We can also apply write-ahead-log (WAL) technique to avoid the case memtable not persisted on disk when the server crash.
Reading Data
In order to serve a read request, first try to find the key in the memtable, then in the on-disk segments. But how can we identify if the segment contains our record. This is something that a bloom filter can help us out with. A bloom filter is a space-efficient data structure that can tell us if a value is missing from our data.
Deleting Data
How do you delete data from the SSTable when the segment files are considered immutable? Deletes actually follow the exact same path as writing data.
Whenever a delete request is received, a unique marker called a tombstone is written for that key.
Compaction
Over time, this system will accumulate more segment files as it continues to run. These segment files need to be cleaned up and maintained in order to prevent the number of segment files from getting out of hand. This is the responsibility of a process called compaction.

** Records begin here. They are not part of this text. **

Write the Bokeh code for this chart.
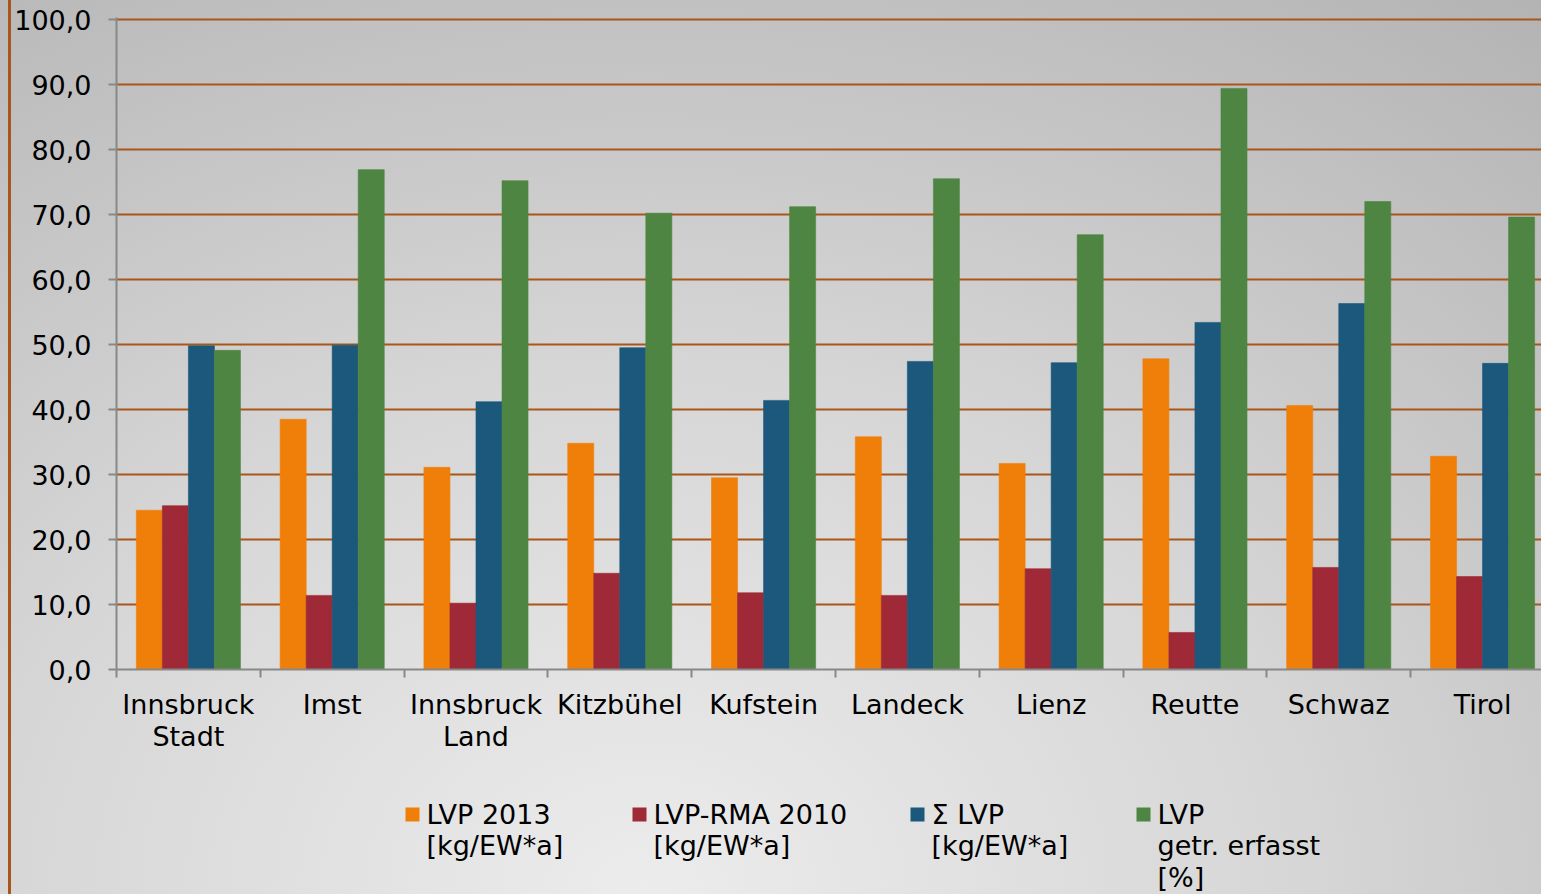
from bokeh.plotting import figure
from bokeh.models import Range1d, FixedTicker, ColumnDataSource
from bokeh.layouts import column
from bokeh.core.properties import value
from bokeh.embed import file_html
from bokeh.resources import INLINE

categories = ["Innsbruck\nStadt", "Imst", "Innsbruck\nLand", "Kitzbühel", "Kufstein",
              "Landeck", "Lienz", "Reutte", "Schwaz", "Tirol"]
lvp_2013 = [24.5, 38.5, 31.1, 34.8, 29.5, 35.8, 31.7, 47.8, 40.6, 32.8]
lvp_rma_2010 = [25.2, 11.4, 10.2, 14.8, 11.8, 11.4, 15.5, 5.7, 15.7, 14.3]
sum_lvp = [49.8, 49.9, 41.2, 49.5, 41.4, 47.4, 47.2, 53.4, 56.3, 47.1]
lvp_getr = [49.1, 76.9, 75.2, 70.2, 71.2, 75.5, 66.9, 89.4, 72.0, 69.6]
series_labels = ["LVP 2013\n[kg/EW*a]", "LVP-RMA 2010\n[kg/EW*a]", "Σ LVP\n[kg/EW*a]",
                 "LVP\ngetr. erfasst\n[%]"]
colors = ["#F07F09", "#9F2936", "#1B587C", "#4E8542"]
y_ticks = [0, 10, 20, 30, 40, 50, 60, 70, 80, 90, 100]

FONT = "DejaVu Sans"
W = 1541
LEFT = 116
H_MAIN, H_LEG = 780, 114

p = figure(width=W, height=H_MAIN, output_backend="svg", toolbar_location=None,
           x_range=Range1d(0, 9.91), y_range=Range1d(0, 100.31),
           min_border_left=LEFT, min_border_right=0, min_border_top=17, min_border_bottom=111)
p.background_fill_alpha = 0
p.border_fill_alpha = 0
p.outline_line_color = None

bw = 0.181
offsets = [-1.5 * bw, -0.5 * bw, 0.5 * bw, 1.5 * bw]
centers = [i + 0.5 for i in range(len(categories))]
series = [lvp_2013, lvp_rma_2010, sum_lvp, lvp_getr]
for vals, off, col in zip(series, offsets, colors):
    src = ColumnDataSource(dict(x=[c + off for c in centers], top=vals))
    p.vbar(x="x", top="top", width=bw, bottom=0, source=src,
           fill_color=col, line_color=col, line_alpha=0.6, line_width=1)

# grid
p.xgrid.grid_line_color = None
p.ygrid.grid_line_color = "#a8561a"
p.ygrid.grid_line_width = 2
p.ygrid.ticker = FixedTicker(ticks=y_ticks[1:])

# y axis
ya = p.yaxis[0]
ya.ticker = FixedTicker(ticks=y_ticks)
ya.major_label_overrides = {t: f"{t:.1f}".replace(".", ",") for t in y_ticks}
ya.major_label_text_font = FONT
ya.major_label_text_font_size = "27px"
ya.major_label_text_color = "#000000"
ya.major_label_standoff = 17
ya.axis_line_color = "#888888"
ya.axis_line_width = 2
ya.major_tick_line_color = "#888888"
ya.major_tick_line_width = 2
ya.major_tick_out = 8
ya.major_tick_in = 0
ya.minor_tick_line_color = None

# x axis
xa = p.xaxis[0]
xa.ticker = FixedTicker(ticks=centers, minor_ticks=list(range(0, 11)))
xa.major_label_overrides = {c: lab for c, lab in zip(centers, categories)}
xa.major_label_text_font = FONT
xa.major_label_text_font_size = "27px"
xa.major_label_text_color = "#000000"
xa.major_label_text_line_height = 1.06
xa.major_label_standoff = 11
xa.axis_line_color = "#888888"
xa.axis_line_width = 2
xa.major_tick_line_color = None
xa.minor_tick_line_color = "#888888"
xa.minor_tick_line_width = 2
xa.minor_tick_out = 8
xa.minor_tick_in = 0

# legend strip (page-pixel coordinates; its frame is aligned with the chart frame)
leg = figure(width=W, height=H_LEG, output_backend="svg", toolbar_location=None,
             x_range=Range1d(LEFT, W), y_range=Range1d(0, H_LEG),
             min_border=0, min_border_left=LEFT, x_axis_type=None, y_axis_type=None)
leg.background_fill_alpha = 0
leg.border_fill_alpha = 0
leg.outline_line_color = None
leg.grid.visible = False

legend_x = [405, 632, 910, 1136]
swatch = 14
leg_src = ColumnDataSource(dict(
    sx=[x + swatch / 2 for x in legend_x],
    sy=[H_LEG - 34] * 4,
    tx=[x + swatch + 7 for x in legend_x],
    ty=[H_LEG - 18] * 4,
    color=colors,
    label=series_labels,
))
leg.rect(x="sx", y="sy", width=swatch, height=swatch, fill_color="color",
         line_color=None, source=leg_src)
leg.text(x="tx", y="ty", text="label", source=leg_src, text_font=value(FONT),
         text_font_size="27px", text_color="#000000", text_baseline="top",
         text_align="left", text_line_height=1.03)

layout = column(p, leg, spacing=0)
layout.styles = {"background": "linear-gradient(to right, rgba(0,0,0,0) 8px, #a8561a 8px, #a8561a 11px, rgba(0,0,0,0) 11px), "
                               "radial-gradient(ellipse 95% 130% at 42% 100%, #ececec 0%, #d6d6d6 45%, #b2b2b2 100%)"}

html = file_html(layout, INLINE)
open("out.html", "w").write(html)
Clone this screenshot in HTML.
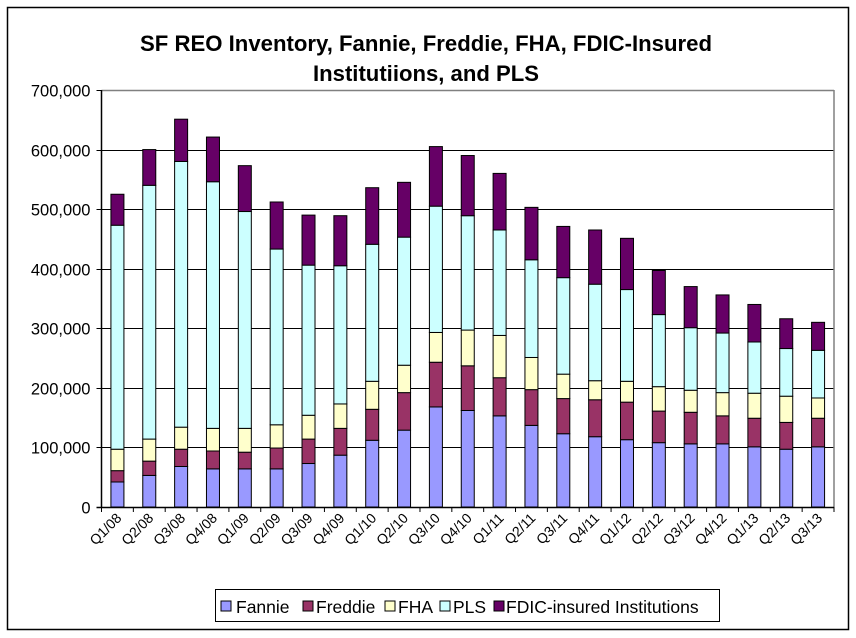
<!DOCTYPE html>
<html><head><meta charset="utf-8"><style>
body{margin:0;background:#fff;}
svg{display:block;font-family:"Liberation Sans",Arial,sans-serif;}
</style></head><body>
<svg id="chart" width="856" height="638" viewBox="0 0 856 638">
<rect x="7.5" y="7.5" width="841" height="622" fill="#fff" stroke="#000" stroke-width="1.5"/>
<text x="426" y="51" text-anchor="middle" font-size="22" font-weight="bold" textLength="572" lengthAdjust="spacingAndGlyphs">SF REO Inventory, Fannie, Freddie, FHA, FDIC-Insured</text>
<text x="426" y="81" text-anchor="middle" font-size="22" font-weight="bold" textLength="226" lengthAdjust="spacingAndGlyphs">Institutiions, and PLS</text>
<g id="plot"></g>
<g>
<rect x="215.5" y="589.5" width="504" height="32" fill="#fff" stroke="#000"/>
<rect x="221" y="601" width="10" height="10" fill="#9999ff" stroke="#000"/>
<text x="236" y="613" font-size="17.5">Fannie</text>
<rect x="303" y="601" width="10" height="10" fill="#993366" stroke="#000"/>
<text x="316" y="613" font-size="17.5">Freddie</text>
<rect x="385" y="601" width="10" height="10" fill="#ffffcc" stroke="#000"/>
<text x="398" y="613" font-size="17.5">FHA</text>
<rect x="440" y="601" width="10" height="10" fill="#ccffff" stroke="#000"/>
<text x="453" y="613" font-size="17.5">PLS</text>
<rect x="494" y="601" width="10" height="10" fill="#660066" stroke="#000"/>
<text x="506" y="613" font-size="17.5">FDIC-insured Institutions</text>
</g>
</svg>
<script>
const categories = ["Q1/08","Q2/08","Q3/08","Q4/08","Q1/09","Q2/09","Q3/09","Q4/09","Q1/10","Q2/10","Q3/10","Q4/10","Q1/11","Q2/11","Q3/11","Q4/11","Q1/12","Q2/12","Q3/12","Q4/12","Q1/13","Q2/13","Q3/13"];
const fannie = [42000,53000,68000,64000,64000,64000,73000,87000,112000,129000,168000,162000,153000,137000,123000,118000,113000,108000,106000,106000,101000,97000,101000];
const freddie = [19000,24000,29000,30000,28000,35000,41000,45000,52000,63000,75000,75000,64000,60000,59000,62000,63000,53000,53000,47000,48000,45000,48000];
const fha = [36000,37000,37000,38000,40000,39000,40000,41000,47000,46000,50000,60000,71000,54000,41000,32000,35000,41000,37000,39000,42000,44000,34000];
const pls = [376000,426000,446000,414000,364000,295000,252000,232000,230000,215000,212000,192000,177000,164000,162000,162000,154000,121000,105000,100000,86000,80000,80000];
const fdic = [52000,60000,71000,75000,77000,79000,84000,84000,95000,92000,100000,101000,95000,88000,86000,91000,86000,74000,69000,64000,63000,50000,47000];
const yTicks = [0,100000,200000,300000,400000,500000,600000,700000];
const yTickLabels = ["0","100,000","200,000","300,000","400,000","500,000","600,000","700,000"];

const NS = "http://www.w3.org/2000/svg";
const L = 101.5, R = 834, T = 90, B = 507, YMAX = 700000;
const bw = (R - L) / categories.length;
const barW = 13;
function y(v){ return B - v / YMAX * (B - T); }
function x(i){ return L + bw * i + bw / 2; }
const g = document.getElementById('plot');
function mk(tag, attrs){ const e = document.createElementNS(NS, tag); for (const k in attrs) e.setAttribute(k, attrs[k]); g.appendChild(e); return e; }

yTicks.forEach((t, i) => {
  const yy = Math.round(y(t)) + 0.5;
  if (t > 0 && t < YMAX) {
    const gl = mk('line', {x1: L, x2: R, y1: yy, y2: yy, stroke: '#000', 'stroke-width': 1});
    
    
  }
  const tk = mk('line', {x1: L - 5, x2: L, y1: yy, y2: yy, stroke: '#000'});
  
  
  const lb = mk('text', {x: L - 11, y: yy + 6, 'text-anchor': 'end', 'font-size': 16.5});
  lb.textContent = yTickLabels[i];
  
  
});
const topLine = mk('line', {x1: L, x2: R, y1: T + 0.5, y2: T + 0.5, stroke: '#808080', 'stroke-width': 1.5});


const rightLine = mk('line', {x1: R, x2: R, y1: T, y2: B, stroke: '#808080', 'stroke-width': 1.5});



const series = [[fannie,'#9999ff','fannie'],[freddie,'#993366','freddie'],[fha,'#ffffcc','fha'],[pls,'#ccffff','pls'],[fdic,'#660066','fdic']];
categories.forEach((c, i) => {
  let base = 0;
  series.forEach(s => {
    const v = s[0][i];
    const y0 = y(base), y1 = y(base + v);
    const r = mk('rect', {x: x(i) - barW / 2, y: y1, width: barW, height: y0 - y1, fill: s[1], stroke: '#000', 'stroke-width': 1});
    
    
    base += v;
  });
  const tx = L + bw * i;
  const tk = mk('line', {x1: tx, x2: tx, y1: B, y2: B + 5, stroke: '#000'});
  
  
  const lb = mk('text', {x: 0, y: 0, 'text-anchor': 'end', 'font-size': 14, transform: 'translate(' + (x(i) + 5) + ',' + (B + 12) + ') rotate(-45)'});
  lb.textContent = c;
  
  
});
const lastTick = mk('line', {x1: R, x2: R, y1: B, y2: B + 5, stroke: '#000'});


const xAxis = mk('line', {x1: L - 5, x2: R, y1: B + 0.5, y2: B + 0.5, stroke: '#000', 'stroke-width': 1.5});


const yAxis = mk('line', {x1: L, x2: L, y1: T, y2: B, stroke: '#000', 'stroke-width': 1.5});


</script>
</body></html>
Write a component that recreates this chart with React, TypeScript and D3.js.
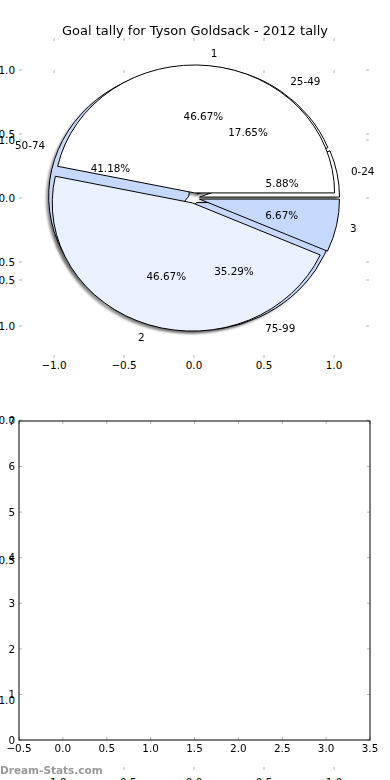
import React from 'react';
import * as d3 from 'd3';

const TITLE = 'Goal tally for Tyson Goldsack - 2012 tally';
const WATERMARK = 'Dream-Stats.com';

// goals per game pie
const goalLabels = ['1', '2', '3'];
const goalCounts = [7, 7, 1];
// minutes of the goal pie
const minuteLabels = ['0-24', '25-49', '50-74', '75-99'];
const minuteCounts = [1, 3, 7, 6];

const pieTicks = [-1, -0.5, 0, 0.5, 1];
const barXTicks = [-0.5, 0, 0.5, 1, 1.5, 2, 2.5, 3, 3.5];
const barYTicks = [0, 1, 2, 3, 4, 5, 6, 7];

const goalColors = ['#ffffff', '#eaf1fe', '#c6d9fd'];
const minuteColors = ['#ffffff', '#ffffff', '#c6d9fd', '#c6d9fd'];

const W = 390;
const H = 780;
const FONT = 'DejaVu Sans, sans-serif';
const TICK = '#b4b4b4';
const EXPLODE = 0.04;

const x = d3.scaleLinear().domain([-1.25, 1.25]).range([19, 369]);
const yTop = d3.scaleLinear().domain([-1.25, 1.25]).range([358, 38]);
const ySecond = d3.scaleLinear().domain([-1.25, 1.25]).range([770, 70]);
const xBar = d3.scaleLinear().domain([-0.5, 3.5]).range([19, 370]);
const yBar = d3.scaleLinear().domain([0, 7]).range([740, 421]);

// matplotlib style: start at 3 o'clock, counter clockwise
const pieGen = d3.pie<number>().sort(null).startAngle(Math.PI / 2).endAngle(Math.PI / 2 - 2 * Math.PI);
const arcGen = d3.arc<d3.PieArcDatum<number>>().innerRadius(0).outerRadius(1);

const fmtPct = d3.format('.2f');

function buildSlices(values: number[], labels: string[], colors: string[]) {
  const total = d3.sum(values);
  return pieGen(values).map((d, i) => {
    const mid = (d.startAngle + d.endAngle) / 2;
    const ox = EXPLODE * Math.sin(mid);
    const oy = EXPLODE * Math.cos(mid);
    return {
      path: arcGen(d) as string,
      ox,
      oy,
      mid,
      label: labels[i],
      pct: fmtPct((values[i] / total) * 100) + '%',
      color: colors[i],
    };
  });
}

const goalSlices = buildSlices(goalCounts, goalLabels, goalColors);
const minuteSlices = buildSlices(minuteCounts, minuteLabels, minuteColors);
const sx = x(1) - x(0);
const sy = yTop(0) - yTop(1);

type Slice = ReturnType<typeof buildSlices>[number];

const Wedges = ({ slices }: { slices: Slice[] }) => (
  <g>
    {slices.map((s, i) => (
      <path
        key={i}
        d={s.path}
        transform={`translate(${x(s.ox)},${yTop(s.oy)}) scale(${sx},${sy})`}
        fill={s.color}
        stroke="#000"
        strokeWidth={1}
        vectorEffect="non-scaling-stroke"
      />
    ))}
  </g>
);

const Shadows = ({ slices }: { slices: Slice[] }) => (
  <g filter="url(#blur)">
    {slices.map((s, i) => (
      <path
        key={i}
        d={s.path}
        transform={`translate(${x(s.ox - 0.02)},${yTop(s.oy - 0.02)}) scale(${sx},${sy})`}
        fill="#4d4d4d"
        fillOpacity={0.55}
      />
    ))}
  </g>
);

const SliceText = ({ slices }: { slices: Slice[] }) => (
  <g fontFamily={FONT} fontSize={10.4} fill="#000">
    {slices.map((s, i) => {
      const lx = s.ox + 1.1 * Math.sin(s.mid);
      const ly = s.oy + 1.1 * Math.cos(s.mid);
      const px = s.ox + 0.6 * Math.sin(s.mid);
      const py = s.oy + 0.6 * Math.cos(s.mid);
      return (
        <g key={i}>
          <text x={x(lx)} y={yTop(ly)} dy="0.36em" textAnchor={lx > 0 ? 'start' : 'end'}>
            {s.label}
          </text>
          <text x={x(px)} y={yTop(py)} dy="0.36em" textAnchor="middle">
            {s.pct}
          </text>
        </g>
      );
    })}
  </g>
);

// ticks pointing inward on all four sides, labels left and bottom
function AxisTicks({
  xs, ys, xScale, yScale, left, right, top, bottom, xFmt, yFmt, xLabelY,
}: {
  xs: number[]; ys: number[];
  xScale: (v: number) => number; yScale: (v: number) => number;
  left: number; right: number; top: number; bottom: number;
  xFmt: (v: number) => string; yFmt: (v: number) => string; xLabelY: number;
}) {
  const len = 3;
  return (
    <g>
      <g stroke={TICK} strokeWidth={1}>
        {xs.map((v, i) => (
          <g key={'x' + i}>
            <line x1={xScale(v)} x2={xScale(v)} y1={top} y2={top + len} />
            <line x1={xScale(v)} x2={xScale(v)} y1={bottom} y2={bottom - len} />
          </g>
        ))}
        {ys.map((v, i) => (
          <g key={'y' + i}>
            <line x1={left} x2={left + len} y1={yScale(v)} y2={yScale(v)} />
            <line x1={right} x2={right - len} y1={yScale(v)} y2={yScale(v)} />
          </g>
        ))}
      </g>
      <g fontFamily={FONT} fontSize={10.4} fill="#000">
        {xs.map((v, i) => (
          <text key={'xl' + i} x={xScale(v)} y={xLabelY} textAnchor="middle">
            {xFmt(v)}
          </text>
        ))}
        {ys.map((v, i) => (
          <text key={'yl' + i} x={left - 4} y={yScale(v)} dy="0.36em" textAnchor="end">
            {yFmt(v)}
          </text>
        ))}
      </g>
    </g>
  );
}

const fmt1 = (v: number) => d3.format('.1f')(v).replace('-', '\u2212');
const fmt0 = (v: number) => String(v);

export default function App() {
  return (
    <svg
      width={W}
      height={H}
      viewBox={`0 0 ${W} ${H}`}
      style={{ position: 'absolute', left: 0, top: 0, background: '#fff' }}
    >
      <defs>
        <filter id="blur" x="-10%" y="-10%" width="120%" height="120%">
          <feGaussianBlur stdDeviation={0.9} />
        </filter>
      </defs>
      <rect x={0} y={0} width={W} height={H} fill="#fff" />

      {/* second (empty) pie axes behind */}
      <AxisTicks
        xs={pieTicks} ys={pieTicks} xScale={x} yScale={ySecond}
        left={19} right={369} top={70} bottom={770}
        xFmt={fmt1} yFmt={fmt1} xLabelY={786}
      />

      {/* pie axes */}
      <AxisTicks
        xs={pieTicks} ys={pieTicks} xScale={x} yScale={yTop}
        left={19} right={369} top={38} bottom={358}
        xFmt={fmt1} yFmt={fmt1} xLabelY={369}
      />
      <Shadows slices={minuteSlices} />
      <Shadows slices={goalSlices} />
      <Wedges slices={minuteSlices} />
      <Wedges slices={goalSlices} />
      <SliceText slices={minuteSlices} />
      <SliceText slices={goalSlices} />
      <text x={195} y={30} dy="0.36em" textAnchor="middle" fontFamily={FONT} fontSize={13}>
        {TITLE}
      </text>

      {/* empty bar axes */}
      <rect x={19} y={421} width={351} height={319} fill="#fff" />
      <AxisTicks
        xs={barXTicks} ys={barYTicks} xScale={xBar} yScale={yBar}
        left={19} right={370} top={421} bottom={740}
        xFmt={fmt1} yFmt={fmt0} xLabelY={752}
      />
      <rect x={19} y={421} width={351} height={319} fill="none" stroke="#000" strokeWidth={1} />

      <text x={0} y={774} fontFamily={FONT} fontSize={10.5} fontWeight="bold" fill="#999">
        {WATERMARK}
      </text>
    </svg>
  );
}
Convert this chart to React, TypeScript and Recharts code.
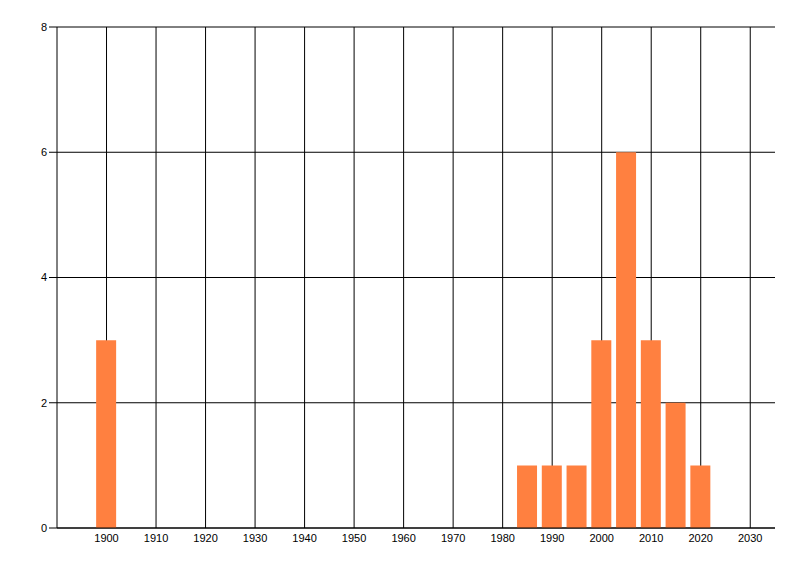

Compaction is a background process that is continuously combining old segments together into newer segments. Since we sort keys now, we can make segments also sorted by key during compaction. Notice that during compaction, we can remove duplicate keys (perform updates) while writing the new compacted segment. This can be easily done while segments are resident on disk using an algorithm that's very similar to a normal merge sort
Disadvantages of LSM Tree
- Compaction process sometime interfere with the performance of ongoing reads and writes.
- Although use of bloom filter some how increase the performance in case of key not present, but if key exist then each key may exist at multiple places and thus checking if a key doesn’t exist needs all segments to be scanned.